Monday, 7 November 2016
Shock Treatment (1981)
Although The Rocky Horror Picture Show was not initially well-received, it became a cult favourite at midnight cinema screenings and went on to a long and lucrative run. It was still being shown once a week at a cinema here until the early 90s, for instance, a good fifteen years after its release.
Sort-of sequel Shock Treatment has never achieved that same level of success, and it's not that hard to see why. For one thing, it has some fairly significant structural flaws, such as "who the heck is actually the protagonist in this film?"; and then there's the fact that while it is as stylised and over the top as the earlier film, it lacks the titillation factor as an attraction.
I think its lack of success is a shame - though I'm pleased to read that there is some level of cult following for the film - because Shock Treatment is a much more ambitious film in terms of its narrative themes. It lampoons pop psychology and televangelism, and makes some pretty prescient observations on 'reality TV', which was not yet a thing at the time it was made.
The film joins Brad and Janet several years after they got married. They're living in the all-American town of Denton, where the the people are passionately proud of their community, and express that passion through a compulsive obsession with locally produced TV shows. Brad doesn't really fit in, and his awkwardness is a constant embarrassment to Janet.

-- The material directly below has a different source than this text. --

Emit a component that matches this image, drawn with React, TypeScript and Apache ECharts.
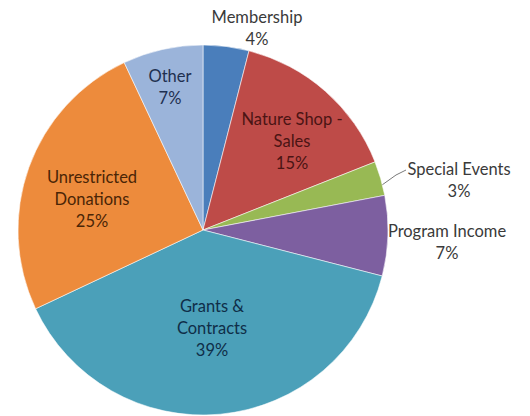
import React, { useEffect, useRef } from "react";
import * as echarts from "echarts";

const categories = [
  "Membership",
  "Nature Shop -\nSales",
  "Special Events",
  "Program Income",
  "Grants &\nContracts",
  "Unrestricted\nDonations",
  "Other",
];
const values = [4, 15, 3, 7, 39, 25, 7];
const colors = ["#4A7EBB", "#BE4B48", "#98B954", "#7D5FA0", "#4BA0B9", "#ED8B3C", "#9BB4DA"];
const labelColors = ["#3a3a3a", "#4a1414", "#3a3a3a", "#3a3a3a", "#0f2e48", "#4a2506", "#1f3050"];
// label anchor positions (centre of each label block)
const labelPos: [number, number][] = [
  [257, 28],
  [292, 141],
  [459, 180],
  [447, 242],
  [212, 328],
  [92, 199],
  [170, 87],
];
const insideLabel = [false, true, false, false, true, true, true];
const showLine = [false, false, true, false, false, false, false];

export default function App() {
  const ref = useRef<HTMLDivElement>(null);
  useEffect(() => {
    const chart = echarts.init(ref.current!, undefined, { renderer: "svg" });
    chart.setOption({
      animation: false,
      backgroundColor: "#ffffff",
      series: [
        {
          type: "pie",
          center: [203, 230],
          radius: 185,
          startAngle: 90,
          clockwise: true,
          avoidLabelOverlap: false,
          itemStyle: { borderColor: "rgba(255,255,255,0.55)", borderWidth: 1 },
          data: categories.map((name, i) => ({
            name,
            value: values[i],
            itemStyle: { color: colors[i] },
            label: {
              position: insideLabel[i] ? "inside" : "outside",
              color: labelColors[i],
            },
            labelLine: {
              show: showLine[i],
              length: 8,
              length2: 8,
              lineStyle: { color: "#7a7a7a", width: 1 },
            },
          })),
          label: {
            show: true,
            formatter: (p: any) => `${p.name}\n${p.value}%`,
            fontFamily: "Lato, 'Open Sans', sans-serif",
            fontSize: 16.5,
            lineHeight: 22,
            align: "center",
          },
          labelLayout: (p: any) => {
            const out: any = {
              x: labelPos[p.dataIndex][0],
              y: labelPos[p.dataIndex][1],
              align: "center",
              verticalAlign: "middle",
            };
            if (showLine[p.dataIndex]) {
              const r = p.labelRect;
              out.labelLinePoints = [
                [382, 185],
                [396, 175],
                [labelPos[p.dataIndex][0] - 53, labelPos[p.dataIndex][1] - 10],
              ];
            }
            return out;
          },
        },
      ],
    });
    return () => chart.dispose();
  }, []);
  return (
    <div
      ref={ref}
      style={{ position: "fixed", left: 0, top: 0, width: 530, height: 416 }}
    />
  );
}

When they are called to participate in the show 'Marriage Maze', it sets in chain a series of events that threaten not only their relationship but their whole community. Events that are being orchestrated by the mysterious sponsor of the TV station, Farley Flavors, who has an agenda of his own.
If you're at all a fan of off-the-wall, quirky musicals, I think Shock Treatment is worth your time. Just don't expect Rocky Horror 2, or anything resembling a traditional film, really.